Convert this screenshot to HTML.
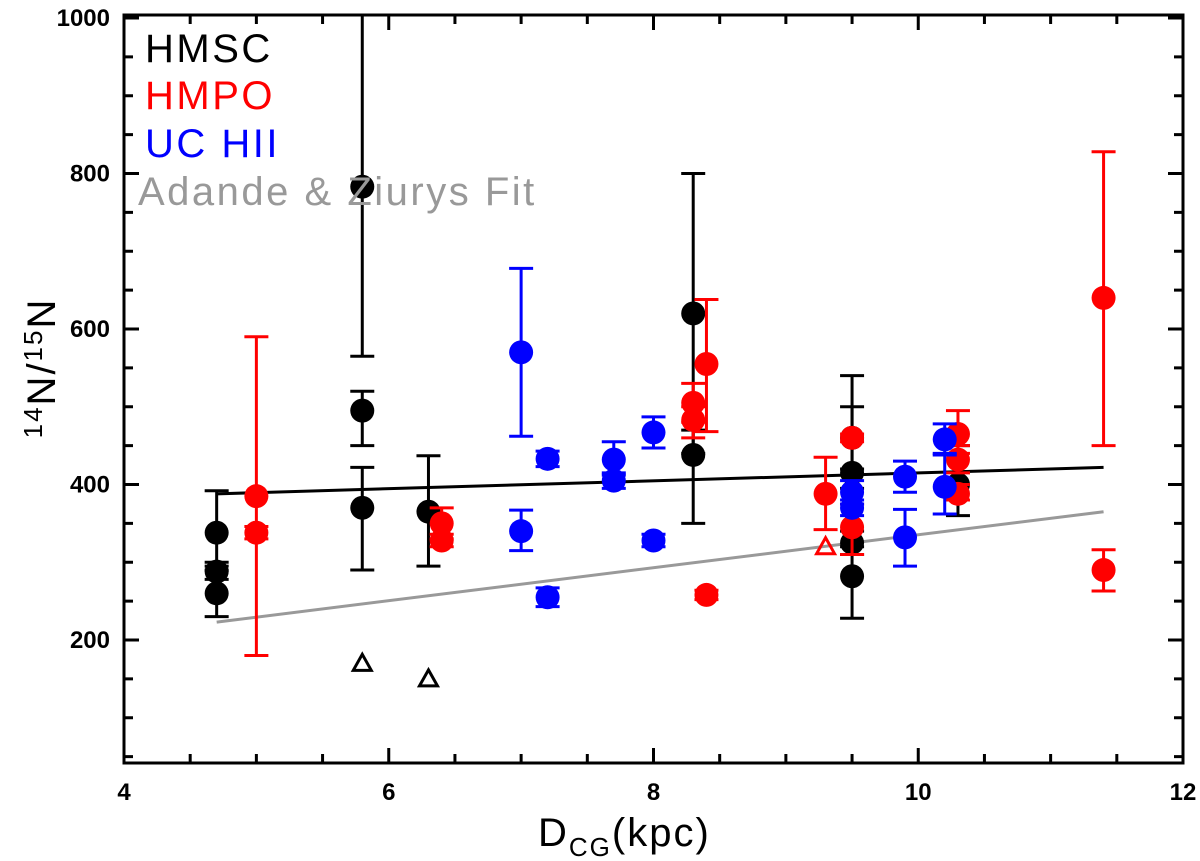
<!DOCTYPE html>
<html><head><meta charset="utf-8"><style>
html,body{margin:0;padding:0;background:#fff;}
svg{display:block;font-family:"Liberation Sans",sans-serif;}
</style></head><body>
<svg id="chart" width="1200" height="861" viewBox="0 0 1200 861" xmlns="http://www.w3.org/2000/svg">
<g id="marks"></g>
<g id="axes"></g>
<g font-size="40" letter-spacing="2.5">
<text x="145" y="62" fill="#000">HMSC</text>
<text x="145" y="109" fill="#ff0000">HMPO</text>
<text x="145" y="157" fill="#0000ff">UC  HII</text>
<text x="138" y="205" fill="#999">Adande &amp; Ziurys Fit</text>
</g>
<text x="538" y="846" font-size="40" letter-spacing="2">D<tspan font-size="26" dy="10">CG</tspan><tspan dy="-10">(kpc)</tspan></text>
<text transform="translate(55,368) rotate(-90)" text-anchor="middle" font-size="40" letter-spacing="2"><tspan font-size="26" dy="-13">14</tspan><tspan dy="13">N/</tspan><tspan font-size="26" dy="-13">15</tspan><tspan dy="13">N</tspan></text>
</svg>
<script>
const xTicks = [4, 6, 8, 10, 12];
const yTicks = [200, 400, 600, 800, 1000];
const hmscX = [4.7, 4.7, 4.7, 5.8, 5.8, 5.8, 6.3, 8.3, 8.3, 9.5, 9.5, 9.5, 9.5, 10.3];
const hmscY = [338, 288, 260, 783, 495, 370, 365, 620, 438, 460, 415, 325, 282, 400];
const hmscLo = [300, 278, 230, 565, 450, 290, 295, 440, 350, 420, 395, 310, 228, 360];
const hmscHi = [392, 295, 290, 1040, 520, 422, 437, 800, 470, 540, 500, 340, 320, 450];
const hmpoX = [5.0, 5.0, 6.4, 6.4, 8.3, 8.3, 8.4, 8.4, 9.3, 9.5, 9.5, 10.3, 10.3, 10.3, 11.4, 11.4];
const hmpoY = [385, 338, 350, 328, 505, 483, 555, 258, 388, 345, 460, 465, 432, 388, 640, 290];
const hmpoLo = [180, 330, 330, 320, 480, 460, 468, 252, 342, 310, 455, 440, 415, 380, 450, 263];
const hmpoHi = [590, 346, 370, 336, 530, 500, 638, 264, 435, 375, 465, 495, 450, 400, 828, 316];
const uchiiX = [7.0, 7.0, 7.2, 7.2, 7.7, 7.7, 8.0, 8.0, 9.5, 9.5, 9.9, 9.9, 10.2, 10.2];
const uchiiY = [570, 340, 433, 255, 432, 405, 467, 328, 390, 370, 410, 332, 458, 397];
const uchiiLo = [462, 315, 423, 243, 412, 395, 447, 320, 375, 360, 390, 295, 438, 362];
const uchiiHi = [678, 367, 443, 267, 455, 415, 487, 336, 405, 380, 430, 368, 478, 440];
const triX = [5.8, 6.3, 9.3];
const triY = [170, 150, 320];
const triColor = ['#000', '#000', '#ff0000'];
const fitX = [4.7, 11.4];
const fitBlack = [388, 422];
const fitGray = [223, 365];

const X0 = 124, X1 = 1183, Y200 = 640, PPU = 155.5 / 200;
const sx = d => X0 + (d - 4) / 8 * (X1 - X0);
const sy = v => Y200 - (v - 200) * PPU;
const NS = 'http://www.w3.org/2000/svg';
const marks = document.getElementById('marks');
const axes = document.getElementById('axes');
function mk(tag, parent, attrs) {
  const e = document.createElementNS(NS, tag);
  for (const k in attrs) e.setAttribute(k, attrs[k]);
  parent.appendChild(e);
  return e;
}
const TOP = 15, BOT = 763;
const cl = v => Math.max(TOP, Math.min(BOT, v));

const lb = mk('line', marks, {x1: sx(fitX[0]), y1: sy(fitBlack[0]), x2: sx(fitX[1]), y2: sy(fitBlack[1]), stroke: '#000', 'stroke-width': 3});


const lg = mk('line', marks, {x1: sx(fitX[0]), y1: sy(fitGray[0]), x2: sx(fitX[1]), y2: sy(fitGray[1]), stroke: '#999', 'stroke-width': 3});



function series(xs, ys, lo, hi, color, name) {
  const g = mk('g', marks, {});
  
  
  for (let i = 0; i < xs.length; i++) {
    const x = sx(xs[i]);
    const eb = mk('path', g, {d: `M${x},${cl(sy(hi[i]))}V${cl(sy(lo[i]))}M${x-12},${sy(lo[i])}H${x+12}` + (sy(hi[i]) > TOP ? `M${x-12},${sy(hi[i])}H${x+12}` : ''), stroke: color, 'stroke-width': 3, fill: 'none'});
    
    
    const c = mk('circle', g, {cx: x, cy: sy(ys[i]), r: 12, fill: color});
    
    
  }
}
series(hmscX, hmscY, hmscLo, hmscHi, '#000', 'hmsc');
series(hmpoX, hmpoY, hmpoLo, hmpoHi, '#ff0000', 'hmpo');
series(uchiiX, uchiiY, uchiiLo, uchiiHi, '#0000ff', 'uchii');
for (let i = 0; i < triX.length; i++) {
  const x = sx(triX[i]), y = sy(triY[i]);
  const t = mk('path', marks, {d: `M${x},${y-9}L${x+9},${y+7}L${x-9},${y+7}Z`, fill: 'none', stroke: triColor[i], 'stroke-width': 3});
  
  
}

const fr = mk('rect', axes, {x: X0, y: TOP, width: X1 - X0, height: BOT - TOP, fill: 'none', stroke: '#000', 'stroke-width': 3});


for (let d = 4; d <= 12.001; d += 0.5) {
  const x = sx(d), major = Math.abs(d - Math.round(d / 2) * 2) < 1e-6;
  const L = major ? 15 : 9;
  const tk = mk('path', axes, {d: `M${x},${BOT}v${-L}M${x},${TOP}v${L}`, stroke: '#000', 'stroke-width': 3});
  
  
}
for (const d of xTicks) {
  const t = mk('text', axes, {x: sx(d), y: 800, 'text-anchor': 'middle', 'font-size': 24, 'font-weight': 'bold'});
  t.textContent = d;
  
  
}
for (let v = 50; v <= 1000; v += 50) {
  const y = sy(v);
  if (y > BOT) continue;
  const L = v % 200 === 0 ? 15 : 9;
  const tk = mk('path', axes, {d: `M${X0},${y}h${L}M${X1},${y}h${-L}`, stroke: '#000', 'stroke-width': 3});
  
  
}
for (const v of yTicks) {
  const t = mk('text', axes, {x: 110, y: sy(v) + 8, 'text-anchor': 'end', 'font-size': 24, 'font-weight': 'bold'});
  t.textContent = v;
  
  
}
</script>
</body></html>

------------------------------------------------------------

> Stated task
Write out the full set of lines verbatim, without the pictures.

> Task response
Convert this screenshot to HTML.
<!DOCTYPE html>
<html><head><meta charset="utf-8"><style>
html,body{margin:0;padding:0;background:#fff;}
svg{display:block;font-family:"Liberation Sans",sans-serif;}
</style></head><body>
<svg id="chart" width="1200" height="861" viewBox="0 0 1200 861" xmlns="http://www.w3.org/2000/svg">
<g id="marks"></g>
<g id="axes"></g>
<g font-size="40" letter-spacing="2.5">
<text x="145" y="62" fill="#000">HMSC</text>
<text x="145" y="109" fill="#ff0000">HMPO</text>
<text x="145" y="157" fill="#0000ff">UC  HII</text>
<text x="138" y="205" fill="#999">Adande &amp; Ziurys Fit</text>
</g>
<text x="538" y="846" font-size="40" letter-spacing="2">D<tspan font-size="26" dy="10">CG</tspan><tspan dy="-10">(kpc)</tspan></text>
<text transform="translate(55,368) rotate(-90)" text-anchor="middle" font-size="40" letter-spacing="2"><tspan font-size="26" dy="-13">14</tspan><tspan dy="13">N/</tspan><tspan font-size="26" dy="-13">15</tspan><tspan dy="13">N</tspan></text>
</svg>
<script>
const xTicks = [4, 6, 8, 10, 12];
const yTicks = [200, 400, 600, 800, 1000];
const hmscX = [4.7, 4.7, 4.7, 5.8, 5.8, 5.8, 6.3, 8.3, 8.3, 9.5, 9.5, 9.5, 9.5, 10.3];
const hmscY = [338, 288, 260, 783, 495, 370, 365, 620, 438, 460, 415, 325, 282, 400];
const hmscLo = [300, 278, 230, 565, 450, 290, 295, 440, 350, 420, 395, 310, 228, 360];
const hmscHi = [392, 295, 290, 1040, 520, 422, 437, 800, 470, 540, 500, 340, 320, 450];
const hmpoX = [5.0, 5.0, 6.4, 6.4, 8.3, 8.3, 8.4, 8.4, 9.3, 9.5, 9.5, 10.3, 10.3, 10.3, 11.4, 11.4];
const hmpoY = [385, 338, 350, 328, 505, 483, 555, 258, 388, 345, 460, 465, 432, 388, 640, 290];
const hmpoLo = [180, 330, 330, 320, 480, 460, 468, 252, 342, 310, 455, 440, 415, 380, 450, 263];
const hmpoHi = [590, 346, 370, 336, 530, 500, 638, 264, 435, 375, 465, 495, 450, 400, 828, 316];
const uchiiX = [7.0, 7.0, 7.2, 7.2, 7.7, 7.7, 8.0, 8.0, 9.5, 9.5, 9.9, 9.9, 10.2, 10.2];
const uchiiY = [570, 340, 433, 255, 432, 405, 467, 328, 390, 370, 410, 332, 458, 397];
const uchiiLo = [462, 315, 423, 243, 412, 395, 447, 320, 375, 360, 390, 295, 438, 362];
const uchiiHi = [678, 367, 443, 267, 455, 415, 487, 336, 405, 380, 430, 368, 478, 440];
const triX = [5.8, 6.3, 9.3];
const triY = [170, 150, 320];
const triColor = ['#000', '#000', '#ff0000'];
const fitX = [4.7, 11.4];
const fitBlack = [388, 422];
const fitGray = [223, 365];

const X0 = 124, X1 = 1183, Y200 = 640, PPU = 155.5 / 200;
const sx = d => X0 + (d - 4) / 8 * (X1 - X0);
const sy = v => Y200 - (v - 200) * PPU;
const NS = 'http://www.w3.org/2000/svg';
const marks = document.getElementById('marks');
const axes = document.getElementById('axes');
function mk(tag, parent, attrs) {
  const e = document.createElementNS(NS, tag);
  for (const k in attrs) e.setAttribute(k, attrs[k]);
  parent.appendChild(e);
  return e;
}
const TOP = 15, BOT = 763;
const cl = v => Math.max(TOP, Math.min(BOT, v));

const lb = mk('line', marks, {x1: sx(fitX[0]), y1: sy(fitBlack[0]), x2: sx(fitX[1]), y2: sy(fitBlack[1]), stroke: '#000', 'stroke-width': 3});


const lg = mk('line', marks, {x1: sx(fitX[0]), y1: sy(fitGray[0]), x2: sx(fitX[1]), y2: sy(fitGray[1]), stroke: '#999', 'stroke-width': 3});



function series(xs, ys, lo, hi, color, name) {
  const g = mk('g', marks, {});
  
  
  for (let i = 0; i < xs.length; i++) {
    const x = sx(xs[i]);
    const eb = mk('path', g, {d: `M${x},${cl(sy(hi[i]))}V${cl(sy(lo[i]))}M${x-12},${sy(lo[i])}H${x+12}` + (sy(hi[i]) > TOP ? `M${x-12},${sy(hi[i])}H${x+12}` : ''), stroke: color, 'stroke-width': 3, fill: 'none'});
    
    
    const c = mk('circle', g, {cx: x, cy: sy(ys[i]), r: 12, fill: color});
    
    
  }
}
series(hmscX, hmscY, hmscLo, hmscHi, '#000', 'hmsc');
series(hmpoX, hmpoY, hmpoLo, hmpoHi, '#ff0000', 'hmpo');
series(uchiiX, uchiiY, uchiiLo, uchiiHi, '#0000ff', 'uchii');
for (let i = 0; i < triX.length; i++) {
  const x = sx(triX[i]), y = sy(triY[i]);
  const t = mk('path', marks, {d: `M${x},${y-9}L${x+9},${y+7}L${x-9},${y+7}Z`, fill: 'none', stroke: triColor[i], 'stroke-width': 3});
  
  
}

const fr = mk('rect', axes, {x: X0, y: TOP, width: X1 - X0, height: BOT - TOP, fill: 'none', stroke: '#000', 'stroke-width': 3});


for (let d = 4; d <= 12.001; d += 0.5) {
  const x = sx(d), major = Math.abs(d - Math.round(d / 2) * 2) < 1e-6;
  const L = major ? 15 : 9;
  const tk = mk('path', axes, {d: `M${x},${BOT}v${-L}M${x},${TOP}v${L}`, stroke: '#000', 'stroke-width': 3});
  
  
}
for (const d of xTicks) {
  const t = mk('text', axes, {x: sx(d), y: 800, 'text-anchor': 'middle', 'font-size': 24, 'font-weight': 'bold'});
  t.textContent = d;
  
  
}
for (let v = 50; v <= 1000; v += 50) {
  const y = sy(v);
  if (y > BOT) continue;
  const L = v % 200 === 0 ? 15 : 9;
  const tk = mk('path', axes, {d: `M${X0},${y}h${L}M${X1},${y}h${-L}`, stroke: '#000', 'stroke-width': 3});
  
  
}
for (const v of yTicks) {
  const t = mk('text', axes, {x: 110, y: sy(v) + 8, 'text-anchor': 'end', 'font-size': 24, 'font-weight': 'bold'});
  t.textContent = v;
  
  
}
</script>
</body></html>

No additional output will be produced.